Infrastructure for enterprise SOA 2.0 has to do with the broad notion of how will service-oriented architecture be adopted. There are many well established and understood technical challenges that must be adapted to the world of enterprise SOA. There are new challenges as well. There are two ways that SOA will be adopted. SOA will be adopted inside a company to help build solutions that will be used to create solutions for internal use. SOA will also be adopted to create public services, part of the so-called service grid that was analyzed in depth during IRF 2007. There is a large grey area between these two paradigms in which internally developed services are expose for use by the public or by partners or in which public servicies are used to help create internal solutions.
The main areas that must be addressed no matter what kind of adoption are:
- Governance: How to design processes for creating a collection of services, incorporating collections of third party services, and creating and enforcing rules for the use of services. Governance keeps the largely distributed process of adopting SOA from becoming a mess.

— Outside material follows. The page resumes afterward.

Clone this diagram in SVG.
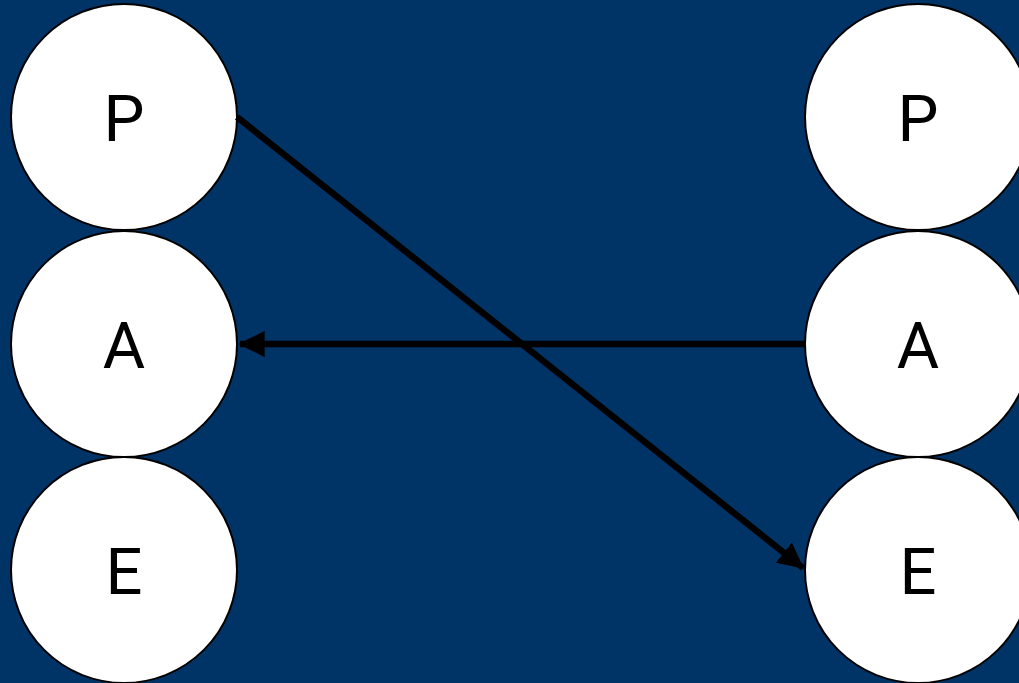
<svg xmlns="http://www.w3.org/2000/svg" width="1019" height="683" viewBox="0 0 1019 683">
<style>
.node circle{fill:#ffffff;stroke:#000000;stroke-width:2}
.node text{font-family:Roboto,"Liberation Sans",Arial,sans-serif;font-weight:400;font-size:65px;fill:#000000;text-anchor:middle}
.edge{stroke:#000000;stroke-width:6.5;fill:none;marker-end:url(#ah)}
</style>
<defs>
<marker id="ah" markerWidth="4" markerHeight="4" refX="3.8" refY="2" orient="auto" markerUnits="strokeWidth" viewBox="0 0 4 4">
<path d="M0,0 L4,2 L0,4 Z" fill="#000000"/>
</marker>
</defs>
<rect width="1019" height="683" fill="#003366"/>
<g id="left-P" class="node"><circle cx="124" cy="117" r="113"/><text x="124" y="141">P</text></g>
<g id="left-A" class="node"><circle cx="124" cy="344" r="113"/><text x="124" y="368">A</text></g>
<g id="left-E" class="node"><circle cx="124" cy="570" r="113"/><text x="124" y="594">E</text></g>
<g id="right-P" class="node"><circle cx="918" cy="117" r="113"/><text x="918" y="141">P</text></g>
<g id="right-A" class="node"><circle cx="918" cy="344" r="113"/><text x="918" y="368">A</text></g>
<g id="right-E" class="node"><circle cx="918" cy="570" r="113"/><text x="918" y="594">E</text></g>
<g id="connectors">
<line class="edge" x1="237" y1="117" x2="803" y2="568"/>
<line class="edge" x1="805" y1="344" x2="240" y2="344"/>
</g>
</svg>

- Service Repository: How can you create a repository that describes all available services, shows services that have been proposed, and allows the use of services to be registered and SLAs to be presented and agreed to. A service repository should also provide an operational history of each service.
- Semantic descriptions and interoperability: Services descriptions are usually provided on the level of the interface to the service. It is also important the functions performed by the service, also called the semantics, are described. To avoid large amounts of translation from on format to another, services must use common terms and act on common data to be interoperable.
- Service Discovery: It must be possible to search for available services and find them.
- Service Level Agreements: It must be possible to enter into service level agreements that describe the performance the service provider will guaranteed that the usage levels expected from the service consumer as well as other terms.
- Operational Complexity: Composite applications built on services will each use many services. This means that the reliability and performance of one service might affect many applications. How can the operational characteristics of many services be tracked as well as the dependencies of applications on services and the dependencies of composite services.
- Scalability: As services become more popular they must be able to scale to handle the load.
- Standards: A variety of standards exist for web services and other aspects of SOA that must be adopted. New standards must be designed.
In addition to these technical concerns there is the broad challenge of semantic consistency and interoperability. In the IRF 2007 conference and book we examined these notions in detail. Some analysts, like John Seely Brown, see the emergence of service aggregators that guarantee quality and interoperability. It is also possible that instead of aggregation of a collection of third party services, a consistent grid may only be assembled by acquisition, that is the grid has a brand the same way that software products do now. The activities on the web today include both aggregation and consolidation.